** TASK OBJECTIVE **
Find out how many lines of the material contain the string "this" and give only that figure.

** ENTRIES PROVIDED **
····················
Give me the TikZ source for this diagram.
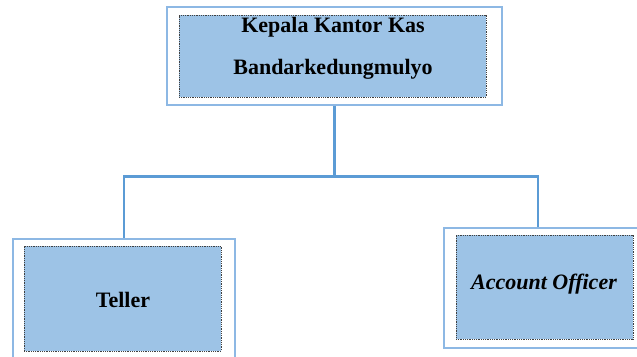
····················
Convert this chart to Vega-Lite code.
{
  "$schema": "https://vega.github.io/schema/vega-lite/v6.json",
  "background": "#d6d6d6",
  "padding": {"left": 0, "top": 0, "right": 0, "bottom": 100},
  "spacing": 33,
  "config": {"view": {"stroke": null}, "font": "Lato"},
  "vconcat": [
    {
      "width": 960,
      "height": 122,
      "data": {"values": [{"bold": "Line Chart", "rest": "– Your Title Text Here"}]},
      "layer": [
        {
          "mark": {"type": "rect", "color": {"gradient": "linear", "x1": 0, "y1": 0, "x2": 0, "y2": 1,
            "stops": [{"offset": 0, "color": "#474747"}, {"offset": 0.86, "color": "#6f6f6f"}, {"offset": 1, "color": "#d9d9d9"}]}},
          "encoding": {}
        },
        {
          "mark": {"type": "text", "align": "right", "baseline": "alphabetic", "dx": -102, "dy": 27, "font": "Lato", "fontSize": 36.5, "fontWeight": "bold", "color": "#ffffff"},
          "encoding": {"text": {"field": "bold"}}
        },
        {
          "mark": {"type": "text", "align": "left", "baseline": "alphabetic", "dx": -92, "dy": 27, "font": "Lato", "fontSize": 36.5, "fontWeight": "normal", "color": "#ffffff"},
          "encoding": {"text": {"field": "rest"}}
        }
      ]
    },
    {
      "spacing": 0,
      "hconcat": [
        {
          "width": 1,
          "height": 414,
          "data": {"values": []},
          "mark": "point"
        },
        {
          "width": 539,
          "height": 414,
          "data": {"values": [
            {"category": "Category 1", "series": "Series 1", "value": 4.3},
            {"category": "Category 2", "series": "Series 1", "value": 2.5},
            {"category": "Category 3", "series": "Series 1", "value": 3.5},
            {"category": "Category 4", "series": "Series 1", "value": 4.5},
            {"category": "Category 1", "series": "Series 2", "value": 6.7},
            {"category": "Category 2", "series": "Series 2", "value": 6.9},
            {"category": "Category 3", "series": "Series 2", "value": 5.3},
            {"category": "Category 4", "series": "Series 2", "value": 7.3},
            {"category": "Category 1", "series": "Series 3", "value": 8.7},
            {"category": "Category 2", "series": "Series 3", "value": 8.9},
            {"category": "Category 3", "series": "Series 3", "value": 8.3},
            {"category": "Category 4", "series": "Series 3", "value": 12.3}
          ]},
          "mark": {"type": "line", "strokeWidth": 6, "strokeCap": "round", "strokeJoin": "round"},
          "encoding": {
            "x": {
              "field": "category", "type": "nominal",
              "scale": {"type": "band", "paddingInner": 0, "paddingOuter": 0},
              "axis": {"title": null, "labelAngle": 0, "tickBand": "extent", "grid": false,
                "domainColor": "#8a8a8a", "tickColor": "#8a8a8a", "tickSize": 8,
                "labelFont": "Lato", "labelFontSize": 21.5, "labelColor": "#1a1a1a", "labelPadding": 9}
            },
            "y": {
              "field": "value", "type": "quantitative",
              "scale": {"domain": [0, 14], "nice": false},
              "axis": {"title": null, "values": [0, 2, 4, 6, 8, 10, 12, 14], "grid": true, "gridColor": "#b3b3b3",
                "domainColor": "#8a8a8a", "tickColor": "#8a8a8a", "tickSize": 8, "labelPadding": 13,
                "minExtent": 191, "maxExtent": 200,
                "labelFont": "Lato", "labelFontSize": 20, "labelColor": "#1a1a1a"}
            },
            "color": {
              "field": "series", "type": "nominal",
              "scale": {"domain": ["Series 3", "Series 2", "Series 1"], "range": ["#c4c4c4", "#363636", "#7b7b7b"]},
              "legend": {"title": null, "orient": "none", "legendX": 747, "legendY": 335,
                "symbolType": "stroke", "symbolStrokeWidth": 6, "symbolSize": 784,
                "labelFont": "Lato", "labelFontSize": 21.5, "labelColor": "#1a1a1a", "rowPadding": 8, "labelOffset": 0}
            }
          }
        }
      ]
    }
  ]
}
····················
** TASK ANSWER **
2